Oregon state legislators want to roll back a tax break they passed unanimously back in 2015 that was meant to spur competition for gigabit-speed internet services.
If the tax break is overruled, the Oregonian says, Comcast could be liable for an additional $15 million in state taxes each year, while Frontier Communications could take a $2.5 million annual hit.
The tax law was lobbied for by Google Fiber. But that company’s broader retrenchment from its ambitious national fiber rollout plan kept it from ever capitalizing on the tax rule change.
Without doing much of anything, Comcast has been the big winner. The cable operator qualified for the break because it had a fiber-to-the-home product available to a limited number of consumers in Oregon. That plan costs $300 a month and includes a $1,000 installation fee, so it probably wasn’t what state lawmakers had in mind when they drafted the bill.
"We should start over. It's too generous a tax break," said Portland Democratic State Congressman Rob Nosse to the Oregonian. "I'm not even sure if it's needed, and I think we should stop offering it.”

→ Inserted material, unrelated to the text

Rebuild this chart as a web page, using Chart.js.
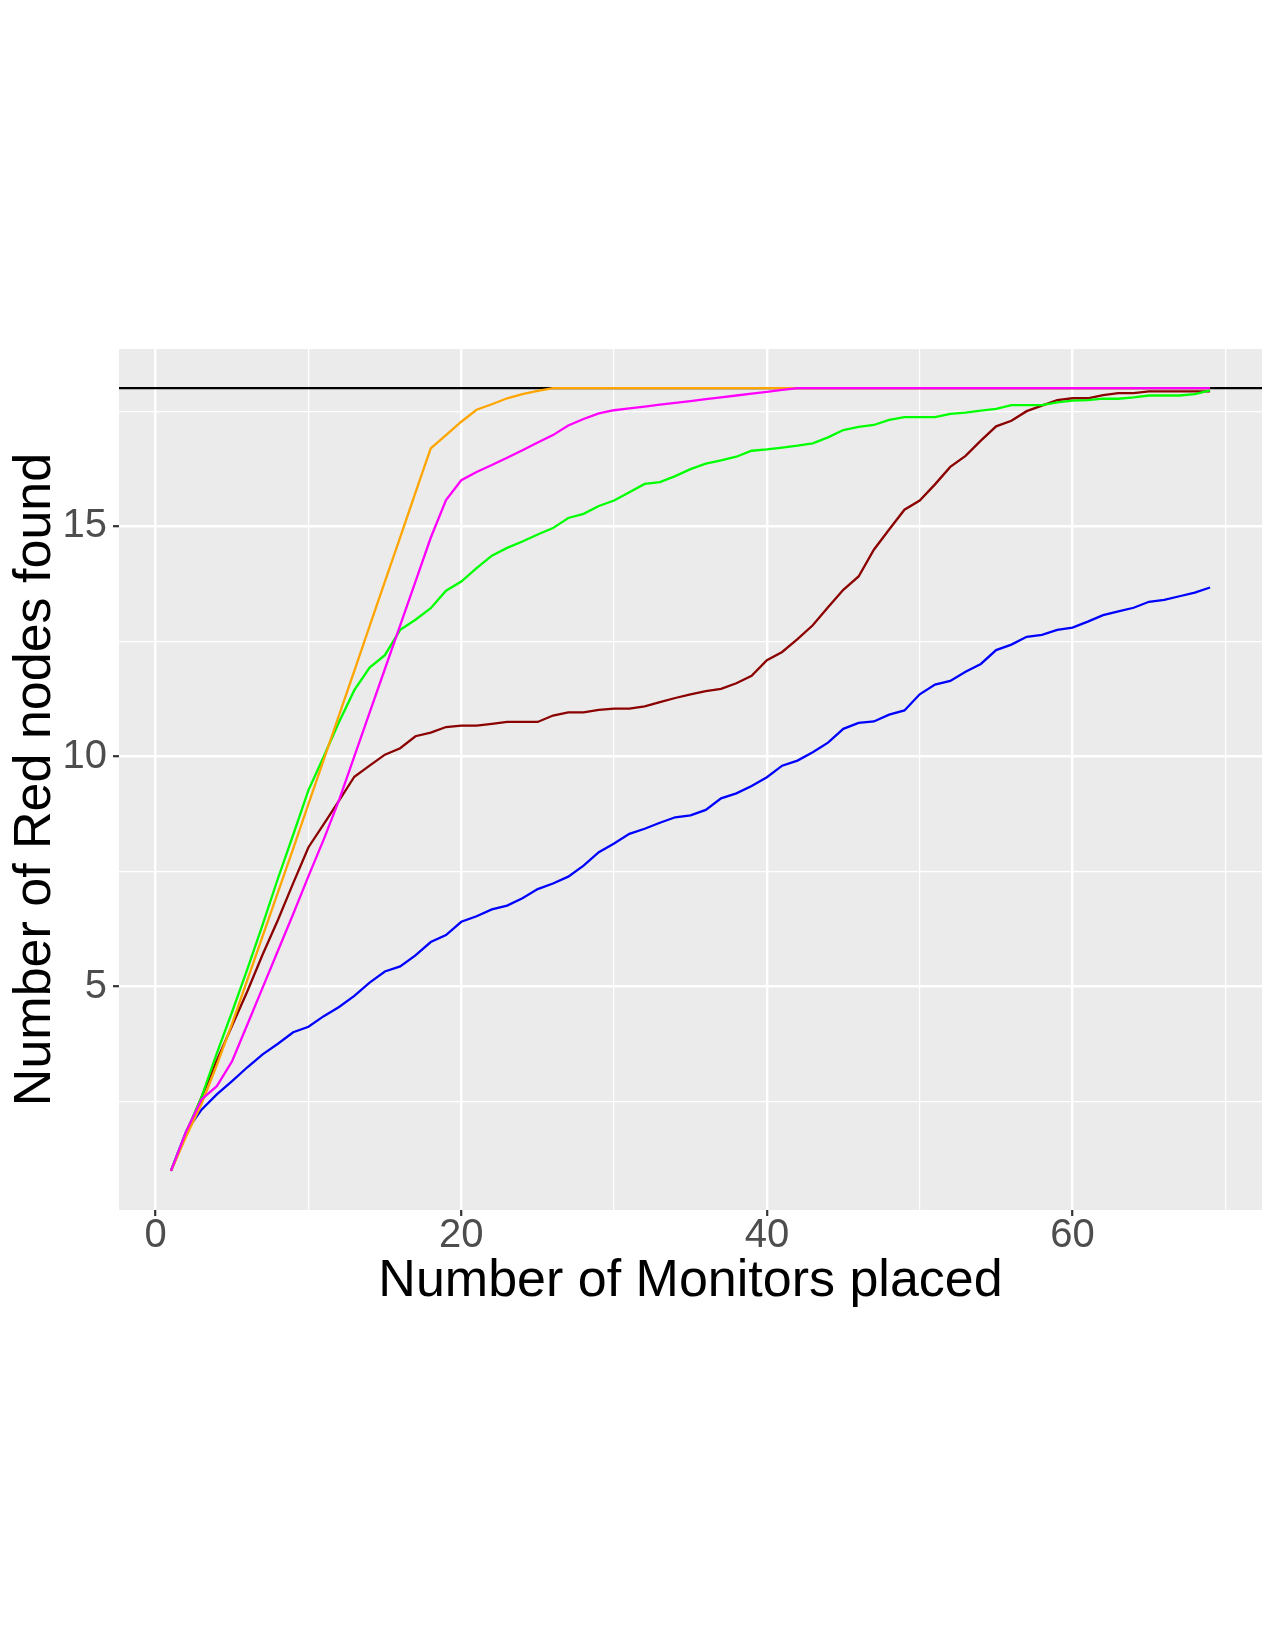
<!DOCTYPE html>
<html>
<head>
<meta charset="utf-8">
<title>Red nodes found vs monitors placed</title>
<script src="https://cdn.jsdelivr.net/npm/chart.js@4/dist/chart.umd.min.js"></script>
<style>
  html, body { margin: 0; padding: 0; background: #ffffff; }
  #wrap { width: 1275px; height: 1650px; }
</style>
</head>
<body>
<div id="wrap"><canvas id="chart" width="1275" height="1650"></canvas></div>
<script>
// values (x = monitors placed 1..69)
const monitors = Array.from({ length: 69 }, (_, i) => i + 1);

const blueSeries = [
  1.00, 1.86, 2.33, 2.66, 2.95, 3.25, 3.53, 3.76, 4.01, 4.13,
  4.36, 4.56, 4.80, 5.09, 5.33, 5.44, 5.68, 5.97, 6.12, 6.41,
  6.53, 6.68, 6.76, 6.92, 7.12, 7.24, 7.39, 7.63, 7.92, 8.11,
  8.32, 8.43, 8.56, 8.68, 8.72, 8.84, 9.09, 9.20, 9.36, 9.55,
  9.80, 9.91, 10.09, 10.30, 10.60, 10.73, 10.76, 10.91, 11.00, 11.35,
  11.56, 11.64, 11.84, 12.01, 12.31, 12.43, 12.60, 12.64, 12.75, 12.80,
  12.93, 13.07, 13.15, 13.23, 13.36, 13.40, 13.48, 13.56, 13.67
];
const darkRedSeries = [
  1.00, 1.80, 2.60, 3.40, 4.15, 4.90, 5.70, 6.45, 7.25, 8.03,
  8.53, 9.04, 9.56, 9.80, 10.04, 10.18, 10.44, 10.52, 10.64, 10.67,
  10.67, 10.71, 10.75, 10.75, 10.75, 10.89, 10.96, 10.96, 11.01, 11.04,
  11.04, 11.09, 11.18, 11.27, 11.35, 11.42, 11.47, 11.59, 11.75, 12.09,
  12.27, 12.55, 12.85, 13.24, 13.62, 13.91, 14.49, 14.93, 15.36, 15.56,
  15.91, 16.29, 16.53, 16.86, 17.17, 17.29, 17.50, 17.62, 17.74, 17.78,
  17.78, 17.85, 17.89, 17.89, 17.93, 17.93, 17.93, 17.93, 17.93
];
const greenSeries = [
  1.00, 1.85, 2.60, 3.55, 4.45, 5.38, 6.35, 7.35, 8.30, 9.27,
  10.00, 10.75, 11.44, 11.93, 12.20, 12.75, 12.97, 13.22, 13.60, 13.80,
  14.09, 14.36, 14.53, 14.67, 14.82, 14.96, 15.18, 15.27, 15.44, 15.56,
  15.74, 15.92, 15.96, 16.09, 16.24, 16.36, 16.43, 16.51, 16.64, 16.67,
  16.71, 16.75, 16.80, 16.93, 17.09, 17.16, 17.20, 17.31, 17.37, 17.37,
  17.37, 17.44, 17.47, 17.51, 17.55, 17.63, 17.63, 17.63, 17.69, 17.73,
  17.74, 17.77, 17.77, 17.80, 17.84, 17.84, 17.84, 17.87, 17.95
];
const orangeSeries = [
  1.00, 1.75, 2.45, 3.30, 4.20, 5.15, 6.10, 7.05, 8.00, 8.97,
  9.93, 10.90, 11.86, 12.83, 13.80, 14.76, 15.73, 16.69, 16.98, 17.27,
  17.53, 17.65, 17.78, 17.87, 17.94, 18, 18, 18, 18, 18,
  18, 18, 18, 18, 18, 18, 18, 18, 18, 18,
  18, 18, 18, 18, 18, 18, 18, 18, 18, 18,
  18, 18, 18, 18, 18, 18, 18, 18, 18, 18,
  18, 18, 18, 18, 18, 18, 18, 18, 18
];
const magentaSeries = [
  1.00, 1.86, 2.55, 2.84, 3.38, 4.18, 4.98, 5.78, 6.58, 7.40,
  8.20, 9.05, 10.00, 10.95, 11.90, 12.85, 13.80, 14.75, 15.57, 16.00,
  16.18, 16.33, 16.49, 16.65, 16.82, 16.98, 17.19, 17.33, 17.45, 17.52,
  17.56, 17.60, 17.64, 17.68, 17.72, 17.76, 17.80, 17.84, 17.88, 17.92,
  17.96, 18, 18, 18, 18, 18, 18, 18, 18, 18,
  18, 18, 18, 18, 18, 18, 18, 18, 18, 18,
  18, 18, 18, 18, 18, 18, 18, 18, 18
];
const totalRedNodes = 18; // horizontal reference line

// axis limits and ticks (ggplot-style major + minor grid)
const xLimits = [-2.4, 72.4];
const yLimits = [0.15, 18.85];
const xMajorTicks = [0, 20, 40, 60];
const xMinorTicks = [10, 30, 50, 70];
const yMajorTicks = [5, 10, 15];
const yMinorTicks = [2.5, 7.5, 12.5, 17.5];

const xTitle = 'Number of Monitors placed';
const yTitle = 'Number of Red nodes found';

;(function () {
  const FONT = '"Liberation Sans", Arial, Helvetica, sans-serif';
  const PANEL = '#EBEBEB';

  function points(ys) { return monitors.map((m, i) => ({ x: m, y: ys[i] })); }
  function series(ys, color) {
    return { data: points(ys), borderColor: color, borderWidth: 2.3, pointRadius: 0, tension: 0, fill: false };
  }
  function setTicks(major, minor) {
    return function (scale) {
      scale.ticks = major.concat(minor).sort((a, b) => a - b).map(v => ({ value: v }));
    };
  }
  function isMajor(list) { return ctx => ctx.tick && list.includes(ctx.tick.value); }

  const panelBg = {
    id: 'panelBg',
    beforeDraw(chart) {
      const { ctx, chartArea: a } = chart;
      ctx.save();
      ctx.fillStyle = '#ffffff';
      ctx.fillRect(0, 0, chart.width, chart.height);
      ctx.fillStyle = PANEL;
      ctx.fillRect(a.left, a.top, a.right - a.left, a.bottom - a.top);
      ctx.restore();
    }
  };

  const xMaj = isMajor(xMajorTicks);
  const yMaj = isMajor(yMajorTicks);

  // dataset 0 is drawn on top in Chart.js
  const datasets = [
    series(magentaSeries, '#FF00FF'),
    series(orangeSeries, '#FFA500'),
    series(greenSeries, '#00FF00'),
    series(darkRedSeries, '#8B0000'),
    series(blueSeries, '#0000FF'),
    {
      data: [{ x: xLimits[0], y: totalRedNodes }, { x: xLimits[1], y: totalRedNodes }],
      borderColor: '#000000', borderWidth: 2.2, pointRadius: 0, fill: false
    }
  ];

  new Chart(document.getElementById('chart').getContext('2d'), {
    type: 'line',
    data: { datasets },
    plugins: [panelBg],
    options: {
      responsive: false,
      animation: false,
      devicePixelRatio: 1,
      layout: { padding: { left: 0, right: 13, top: 349, bottom: 335 } },
      plugins: { legend: { display: false }, tooltip: { enabled: false } },
      scales: {
        x: {
          type: 'linear',
          min: xLimits[0],
          max: xLimits[1],
          afterBuildTicks: setTicks(xMajorTicks, xMinorTicks),
          afterFit(scale) { scale.height = 105; },
          border: { display: false },
          grid: {
            color: '#ffffff',
            lineWidth: ctx => xMaj(ctx) ? 2.4 : 1.2,
            tickColor: ctx => xMaj(ctx) ? '#333333' : 'rgba(0,0,0,0)',
            tickWidth: 2.2,
            tickLength: 6
          },
          ticks: {
            autoSkip: false,
            maxRotation: 0,
            padding: 0,
            color: '#4D4D4D',
            font: { family: FONT, size: 40, lineHeight: 1 },
            callback: v => xMajorTicks.includes(v) ? String(v) : ''
          },
          title: {
            display: true,
            text: xTitle,
            color: '#000000',
            font: { family: FONT, size: 52 },
            padding: { top: 0, bottom: 2 }
          }
        },
        y: {
          type: 'linear',
          min: yLimits[0],
          max: yLimits[1],
          afterBuildTicks: setTicks(yMajorTicks, yMinorTicks),
          afterFit(scale) { scale.width = 119; },
          border: { display: false },
          grid: {
            color: '#ffffff',
            lineWidth: ctx => yMaj(ctx) ? 2.4 : 1.2,
            tickColor: ctx => yMaj(ctx) ? '#333333' : 'rgba(0,0,0,0)',
            tickWidth: 2.2,
            tickLength: 6
          },
          ticks: {
            autoSkip: false,
            padding: 6,
            color: '#4D4D4D',
            font: { family: FONT, size: 40 },
            callback: v => yMajorTicks.includes(v) ? String(v) : ''
          },
          title: {
            display: true,
            text: yTitle,
            color: '#000000',
            font: { family: FONT, size: 52 },
            padding: { top: 4, bottom: 0 }
          }
        }
      }
    }
  });
})();
</script>
</body>
</html>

"Our position is that the tax credit can and maybe even should be repealed," added Brant Wolf of the Oregon Telecommunications Association, which is representing Frontier before the Oregon Legislature. “However, any repeal should after a date certain and not made retroactively applicable to investments made based on the existing law; investments that would not have been made absent the tax credit incentive."